Há muitas coisas que as pessoas podem comprar para atender às suas necessidades, mas a satisfação sexual de longo prazo ou um relacionamento romântico significativo são mais difíceis de obter. Quando uma profunda frustração sexual é combinada com acesso a armas de fogo, problemas psicológicos, falta de empatia pelos outros e masculinidade tóxica, os riscos de violência em massa podem ser particularmente altos.”
As descobertas destacam a necessidade de pesquisas futuras para explorar mais o assunto, inclusive usando diferentes abordagens analíticas e incorporando medidas específicas de rejeição romântica. Pesquisas futuras também podem se concentrar em estratégias para reduzir a frustração sexual e seu impacto potencial nos índices de agressão e violência.
Os autores sugerem que a frustração sexual é muito mais complexa do que a maioria dos estudiosos reconheceu no passado, e pode ser experimentada até por pessoas sexualmente ativas. Segundo eles, também não é algo que depende de quanto tempo a pessoa ficou sem fazer sexo – é também algo psicológico e afetado pelas expectativas das pessoas, senso de direitos, adoção de normas de gênero saudáveis ou tóxicas e muito mais.
A frustração sexual é algo difícil de se medir, e a masturbação nem sempre é a solução. Para os autores, sempre que há uma lacuna entre o que as pessoas querem e o que elas têm, e isso pode criar insatisfação.

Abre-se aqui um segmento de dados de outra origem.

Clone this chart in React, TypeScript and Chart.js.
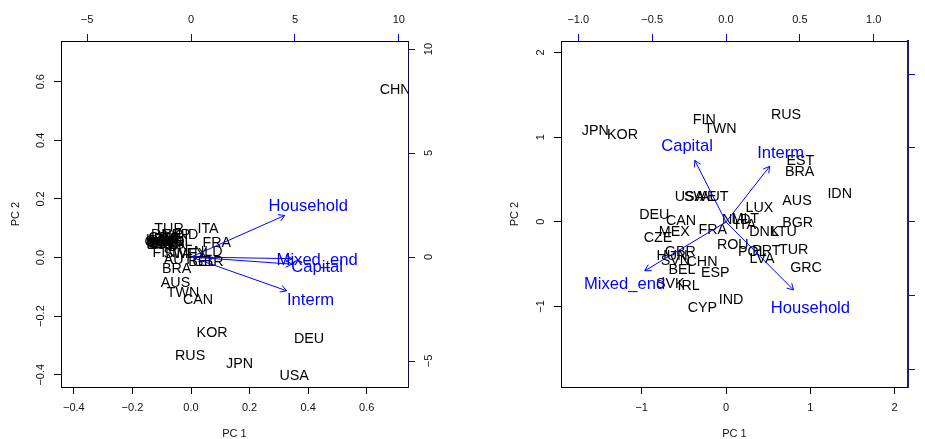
import React, { useEffect, useRef } from "react";
import { Chart, registerables } from "chart.js";

Chart.register(...registerables);

const FONT = "'Liberation Sans', Arial, Helvetica, sans-serif";
const BLUE = "#0000FF";

// ---------------- Left panel data ----------------
const countriesA = [
  "CHN", "KOR", "DEU", "RUS", "JPN", "USA", "CAN", "TWN", "AUS", "BRA",
  "ITA", "FRA", "NLD", "BEL", "GBR", "CYP", "MLT", "LUX", "EST", "LVA",
  "LTU", "SVN", "BGR", "SVK", "IRL", "GRC", "HUN", "PRT", "ROU", "CZE",
  "DNK", "FIN", "TUR", "ESP", "IND", "POL", "IDN", "SWE", "MEX", "AUT",
];
const pc1A = [
  0.697, 0.072, 0.403, -0.003, 0.166, 0.352, 0.024, -0.027, -0.053, -0.049,
  0.058, 0.088, 0.059, 0.037, 0.058, -0.109, -0.106, -0.106, -0.103, -0.099,
  -0.099, -0.096, -0.092, -0.089, -0.085, -0.092, -0.082, -0.079, -0.075, -0.072,
  -0.085, -0.092, -0.075, -0.051, -0.017, -0.044, -0.051, -0.038, 0.003, -0.044,
];
const pc2A = [
  0.577, -0.253, -0.273, -0.334, -0.36, -0.402, -0.14, -0.119, -0.082, -0.037,
  0.102, 0.052, 0.024, -0.01, -0.012, 0.058, 0.051, 0.065, 0.048, 0.055,
  0.065, 0.051, 0.061, 0.055, 0.048, 0.072, 0.058, 0.068, 0.048, 0.058,
  0.082, 0.02, 0.102, 0.082, 0.082, 0.058, 0.038, 0.017, 0.017, -0.003,
];
const varsA = ["Household", "Mixed_end", "Capital", "Interm"];
const varLabelXA = [5.64, 6.07, 6.07, 5.75];
const varLabelYA = [2.5, -0.1, -0.43, -2.03];

const bottomTicksA = [-0.4, -0.2, 0, 0.2, 0.4, 0.6];
const leftTicksA = [-0.4, -0.2, 0, 0.2, 0.4, 0.6];
const topTicksA = [-5, 0, 5, 10];
const rightTicksA = [-5, 0, 5, 10];

// ---------------- Right panel data ----------------
const countriesB = [
  "JPN", "KOR", "FIN", "TWN", "RUS", "EST", "BRA", "IDN", "AUS", "LUX",
  "BGR", "DEU", "CAN", "MEX", "CZE", "FRA", "MLT", "NLD", "ITA", "DNK",
  "LTU", "ROU", "POL", "PRT", "LVA", "TUR", "GRC", "GBR", "HUN", "SVN",
  "CHN", "BEL", "ESP", "SVK", "IRL", "IND", "CYP", "USA", "SWE", "AUT",
];
const pc1B = [
  -1.55, -1.227, -0.257, -0.068, 0.712, 0.881, 0.873, 1.348, 0.842, 0.395,
  0.85, -0.851, -0.534, -0.613, -0.807, -0.158, 0.229, 0.122, 0.229, 0.454,
  0.686, 0.08, 0.312, 0.478, 0.427, 0.802, 0.949, -0.542, -0.641, -0.601,
  -0.285, -0.522, -0.127, -0.661, -0.444, 0.059, -0.281, -0.435, -0.305, -0.139,
];
const pc2B = [
  1.08, 1.041, 1.219, 1.104, 1.27, 0.734, 0.599, 0.343, 0.256, 0.173,
  0.004, 0.098, 0.027, -0.107, -0.182, -0.083, 0.047, 0.04, -0.02, -0.111,
  -0.111, -0.255, -0.348, -0.328, -0.426, -0.316, -0.537, -0.348, -0.387, -0.446,
  -0.466, -0.556, -0.596, -0.722, -0.742, -0.911, -1.006, 0.305, 0.305, 0.305,
];
const varsB = ["Capital", "Interm", "Mixed_end", "Household"];
const varLabelXB = [-0.264, 0.37, -0.687, 0.571];
const varLabelYB = [0.52, 0.47, -0.412, -0.574];

const bottomTicksB = [-1, 0, 1, 2];
const leftTicksB = [-1, 0, 1, 2];
const topTicksB = [-1, -0.5, 0, 0.5, 1];
const rightTicksB = [-1, -0.5, 0, 0.5, 1];

// R's biplot draws arrows to 0.8 of the label position
const ARROW_FRACTION = 0.8;

function fmt(v: number, dec: number): string {
  const a = Math.abs(v) < 1e-9 ? 0 : v;
  return (a < 0 ? "\u2212" : "") + Math.abs(a).toFixed(dec);
}

interface PanelSpec {
  names: string[];
  pc1: number[];
  pc2: number[];
  vars: string[];
  varX: number[];
  varY: number[];
  xRange: [number, number];
  yRange: [number, number];
  x2Range: [number, number];
  y2Range: [number, number];
  xTicks: number[];
  yTicks: number[];
  x2Ticks: number[];
  y2Ticks: number[];
  xDec: number;
  yDec: number;
  x2Dec: number;
  y2Dec: number;
  leftW: number;
  rightW: number;
  topH: number;
  bottomH: number;
  yPad: number;
  y2Pad: number;
  yTitlePad: number;
  edgeColor: string;
  edgeWidth: number;
}

function axis(
  position: string,
  range: [number, number],
  ticks: number[],
  dec: number,
  tickColor: string,
  pad: number,
  size: number,
  vertical: boolean,
  title?: string,
  titlePad?: number,
  borderColor = "#000",
  borderWidth = 1
) {
  return {
    type: "linear",
    position,
    min: range[0],
    max: range[1],
    afterBuildTicks: (s: any) => {
      s.ticks = ticks.map((v) => ({ value: v }));
    },
    afterFit: (s: any) => {
      if (vertical) s.width = size;
      else s.height = size;
    },
    ticks: {
      callback: (v: any) => fmt(Number(v), dec),
      color: "#111",
      font: { family: FONT, size: 11 },
      padding: pad,
      autoSkip: false,
      minRotation: vertical ? 90 : 0,
      maxRotation: vertical ? 90 : 0,
      crossAlign: vertical ? "center" : "near",
    },
    grid: {
      display: true,
      drawOnChartArea: false,
      drawTicks: true,
      tickLength: 7,
      color: tickColor,
      tickColor: tickColor,
      lineWidth: 1,
    },
    border: { display: true, color: borderColor, width: borderWidth },
    title: title
      ? {
          display: true,
          text: title,
          color: "#111",
          font: { family: FONT, size: 11, lineHeight: 1 },
          padding: { top: titlePad ?? 0, bottom: 0 },
        }
      : { display: false },
  };
}

function buildConfig(s: PanelSpec): any {
  const obs = s.names.map((_, i) => ({ x: s.pc1[i], y: s.pc2[i] }));
  const arrowSets = s.vars.map((v, i) => ({
    label: v,
    data: [
      { x: 0, y: 0 },
      { x: s.varX[i] * ARROW_FRACTION, y: s.varY[i] * ARROW_FRACTION },
    ],
    xAxisID: "x2",
    yAxisID: "y2",
    showLine: true,
    borderColor: BLUE,
    borderWidth: 1,
    pointRadius: 0,
    fill: false,
  }));

  const clip = (chart: any) => {
    const { ctx, chartArea: a } = chart;
    ctx.beginPath();
    ctx.rect(a.left, a.top, a.right - a.left, a.bottom - a.top);
    ctx.clip();
  };

  const plugin = {
    id: "biplotText",
    beforeDatasetsDraw(chart: any) {
      const ctx = chart.ctx;
      ctx.save();
      clip(chart);
      const size = 14.3;
      ctx.font = `${size}px ${FONT}`;
      ctx.fillStyle = "#000";
      ctx.textAlign = "center";
      ctx.textBaseline = "alphabetic";
      const meta = chart.getDatasetMeta(0);
      meta.data.forEach((el: any, i: number) => {
        ctx.fillText(s.names[i], el.x, el.y + 0.358 * size);
      });
      ctx.restore();
    },
    afterDatasetsDraw(chart: any) {
      const ctx = chart.ctx;
      ctx.save();
      clip(chart);
      const L = 7;
      const ang0 = Math.PI / 6;
      ctx.strokeStyle = BLUE;
      ctx.lineWidth = 1;
      for (let k = 1; k < chart.data.datasets.length; k++) {
        const meta = chart.getDatasetMeta(k);
        const p0 = meta.data[0];
        const p1 = meta.data[1];
        const ang = Math.atan2(p1.y - p0.y, p1.x - p0.x);
        ctx.beginPath();
        ctx.moveTo(p1.x - L * Math.cos(ang - ang0), p1.y - L * Math.sin(ang - ang0));
        ctx.lineTo(p1.x, p1.y);
        ctx.lineTo(p1.x - L * Math.cos(ang + ang0), p1.y - L * Math.sin(ang + ang0));
        ctx.stroke();
      }
      const size = 16.6;
      ctx.font = `${size}px ${FONT}`;
      ctx.fillStyle = BLUE;
      ctx.textAlign = "center";
      ctx.textBaseline = "alphabetic";
      const sx = chart.scales.x2;
      const sy = chart.scales.y2;
      s.vars.forEach((v, i) => {
        const px = sx.getPixelForValue(s.varX[i]);
        const py = sy.getPixelForValue(s.varY[i]);
        ctx.fillText(v, px, py + 0.358 * size);
      });
      ctx.restore();
    },
  };

  return {
    type: "scatter",
    data: {
      datasets: [
        { label: "obs", data: obs, pointRadius: 0, xAxisID: "x", yAxisID: "y" },
        ...arrowSets,
      ],
    },
    options: {
      animation: false,
      responsive: false,
      devicePixelRatio: 1,
      events: [],
      layout: { padding: 0 },
      plugins: { legend: { display: false }, tooltip: { enabled: false } },
      scales: {
        x: axis("bottom", s.xRange, s.xTicks, s.xDec, "#000", 7, s.bottomH, false, "PC 1", 0),
        x2: axis("top", s.x2Range, s.x2Ticks, s.x2Dec, BLUE, 7, s.topH, false),
        y: axis("left", s.yRange, s.yTicks, s.yDec, "#000", s.yPad, s.leftW, true, "PC 2", s.yTitlePad),
        y2: axis("right", s.y2Range, s.y2Ticks, s.y2Dec, BLUE, s.y2Pad, s.rightW, true, undefined, 0, s.edgeColor, s.edgeWidth),
      },
    },
    plugins: [plugin],
  };
}

const specA: PanelSpec = {
  names: countriesA,
  pc1: pc1A,
  pc2: pc2A,
  vars: varsA,
  varX: varLabelXA,
  varY: varLabelYA,
  xRange: [-0.444, 0.741],
  yRange: [-0.442, 0.739],
  x2Range: [-6.256, 10.44],
  y2Range: [-6.25, 10.385],
  xTicks: bottomTicksA,
  yTicks: leftTicksA,
  x2Ticks: topTicksA,
  y2Ticks: rightTicksA,
  xDec: 1,
  yDec: 1,
  x2Dec: 0,
  y2Dec: 0,
  leftW: 61,
  rightW: 54,
  topH: 41,
  bottomH: 52,
  yPad: 2.5,
  y2Pad: 7.5,
  yTitlePad: 10,
  edgeColor: "#0c0c48",
  edgeWidth: 1,
};

const specB: PanelSpec = {
  names: countriesB,
  pc1: pc1B,
  pc2: pc2B,
  vars: varsB,
  varX: varLabelXB,
  varY: varLabelYB,
  xRange: [-1.957, 2.158],
  yRange: [-1.95, 2.134],
  x2Range: [-1.117, 1.232],
  y2Range: [-1.115, 1.223],
  xTicks: bottomTicksB,
  yTicks: leftTicksB,
  x2Ticks: topTicksB,
  y2Ticks: rightTicksB,
  xDec: 0,
  yDec: 0,
  x2Dec: 1,
  y2Dec: 1,
  leftW: 99,
  rightW: 54,
  topH: 41,
  bottomH: 52,
  yPad: 6.5,
  y2Pad: 10.5,
  yTitlePad: 47.5,
  edgeColor: "#1e1e78",
  edgeWidth: 2,
};

function Panel({ spec, left, width }: { spec: PanelSpec; left: number; width: number }) {
  const ref = useRef<HTMLCanvasElement>(null);
  useEffect(() => {
    const chart = new Chart(ref.current as HTMLCanvasElement, buildConfig(spec));
    return () => chart.destroy();
  }, [spec]);
  return (
    <canvas
      ref={ref}
      width={width}
      height={439}
      style={{ position: "absolute", left, top: 0, width, height: 439 }}
    />
  );
}

export default function App() {
  return (
    <div
      style={{
        position: "absolute",
        left: 0,
        top: 0,
        width: 925,
        height: 439,
        overflow: "hidden",
        background: "#fff",
      }}
    >
      <Panel spec={specA} left={0} width={462} />
      <Panel spec={specB} left={462} width={500} />
    </div>
  );
}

“Ser menos frustrado não significa necessariamente fazer mais sexo”, acrescentaram Lankford e Silva. “Se a sociedade pudesse fazer um progresso significativo na redução dos fatores tóxicos que levam alguns homens a supor que as mulheres são obrigadas a fazer sexo com eles, esses indivíduos poderiam ter expectativas mais realistas e, portanto, sentir-se menos frustrados.”
Também reconhecemos que os problemas de frustração sexual dos atiradores em massa podem interagir com outras variáveis difíceis de diferenciar, como seus desejos de amor e companheirismo ou suas experiências de rejeição ou isolamento”.